Désormais complètement chauffée, Dagmar Pecková révèle toute sa sensibilité dans Von der Schönheit où le chef distille des moires savantes d’une main aimable qui invite plutôt qu’elle n’ordonne (n’est-ce pas véritable autorité, au fond ?). Élégamment articulé, l’épisode ne s’embarrasse d’aucun rubato excessif. Quel contraste avec la quasi clownerie avinée à laquelle répondent vertement les souriantes incongruités instrumentales dont Mahler a truffé la partie suivante, Der Trunkene im Frühling ! Facétieux, mais sans jamais déroger à l’excellente conduite du chant, Nikolaï Schukoff profite en gourmand du génie du compositeur, trouvant rebonds jusqu’en ces solos tendres de la flûte et, surtout, du violon (Dorota Anderszewska), tellement gracieux.

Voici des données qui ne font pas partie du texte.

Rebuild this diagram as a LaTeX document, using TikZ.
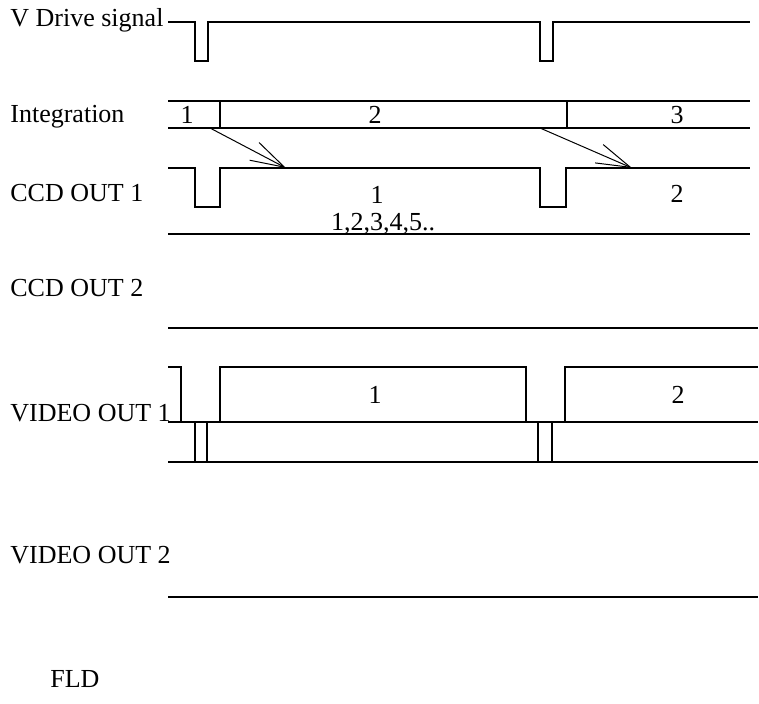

C’est dans le long et sombre Abschied que Dagmar Pecková donne toute sa mesure, un Abschied pas si sombre, d’ailleurs, quoique grave. Enrico Delamboye accorde un relief particulièrement musclé à l’obsédant glas de départ, cisèle chaque trait solistique, affine les timbres et leur mariage, tandis que le mezzo libère pleinement son legato dans une couleur intime. Rien de compassé, d’uniformément recueilli, dans l’interprétation : dans cet Adieu se trouve encore tant à vivre – Ewig, précisément.